- What is needed -
Copy every line of the data in which the word "seaborn" occurs.

- Raw data -
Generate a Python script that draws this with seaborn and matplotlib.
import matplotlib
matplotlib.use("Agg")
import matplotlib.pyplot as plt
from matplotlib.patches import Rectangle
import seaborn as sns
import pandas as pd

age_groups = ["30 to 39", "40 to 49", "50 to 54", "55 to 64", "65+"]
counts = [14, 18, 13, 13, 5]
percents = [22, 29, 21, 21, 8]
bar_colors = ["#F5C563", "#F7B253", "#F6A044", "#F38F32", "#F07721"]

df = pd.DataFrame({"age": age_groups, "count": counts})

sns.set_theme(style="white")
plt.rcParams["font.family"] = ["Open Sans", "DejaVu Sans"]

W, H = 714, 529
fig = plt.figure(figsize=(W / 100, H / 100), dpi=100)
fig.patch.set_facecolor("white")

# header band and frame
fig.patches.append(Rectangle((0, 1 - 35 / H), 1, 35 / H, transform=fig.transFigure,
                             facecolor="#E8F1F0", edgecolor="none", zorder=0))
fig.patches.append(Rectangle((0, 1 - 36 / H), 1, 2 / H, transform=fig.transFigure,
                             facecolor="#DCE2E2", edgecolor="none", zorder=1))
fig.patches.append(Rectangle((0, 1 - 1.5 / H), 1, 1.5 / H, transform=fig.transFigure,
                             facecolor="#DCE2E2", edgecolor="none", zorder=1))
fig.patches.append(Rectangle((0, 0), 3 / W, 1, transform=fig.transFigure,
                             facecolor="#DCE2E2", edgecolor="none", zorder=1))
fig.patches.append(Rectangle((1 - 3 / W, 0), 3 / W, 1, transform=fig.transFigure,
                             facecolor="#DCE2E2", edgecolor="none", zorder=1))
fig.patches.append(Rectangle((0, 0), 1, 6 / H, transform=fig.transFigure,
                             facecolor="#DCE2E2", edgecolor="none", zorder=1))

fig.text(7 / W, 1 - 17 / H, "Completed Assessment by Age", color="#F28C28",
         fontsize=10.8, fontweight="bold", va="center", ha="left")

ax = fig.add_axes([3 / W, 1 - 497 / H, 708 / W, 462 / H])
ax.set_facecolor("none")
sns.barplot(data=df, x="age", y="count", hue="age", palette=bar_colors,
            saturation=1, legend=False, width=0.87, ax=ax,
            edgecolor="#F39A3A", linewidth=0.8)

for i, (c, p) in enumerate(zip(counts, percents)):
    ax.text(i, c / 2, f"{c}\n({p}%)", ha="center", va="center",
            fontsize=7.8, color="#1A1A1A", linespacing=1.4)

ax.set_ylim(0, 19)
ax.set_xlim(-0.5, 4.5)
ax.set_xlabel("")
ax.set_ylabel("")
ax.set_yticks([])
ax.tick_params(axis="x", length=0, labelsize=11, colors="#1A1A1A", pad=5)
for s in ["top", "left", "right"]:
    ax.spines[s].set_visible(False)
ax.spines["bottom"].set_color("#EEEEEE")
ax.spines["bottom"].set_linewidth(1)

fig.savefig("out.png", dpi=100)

- Solution to this problem -
Generate a Python script that draws this with seaborn and matplotlib.
import seaborn as sns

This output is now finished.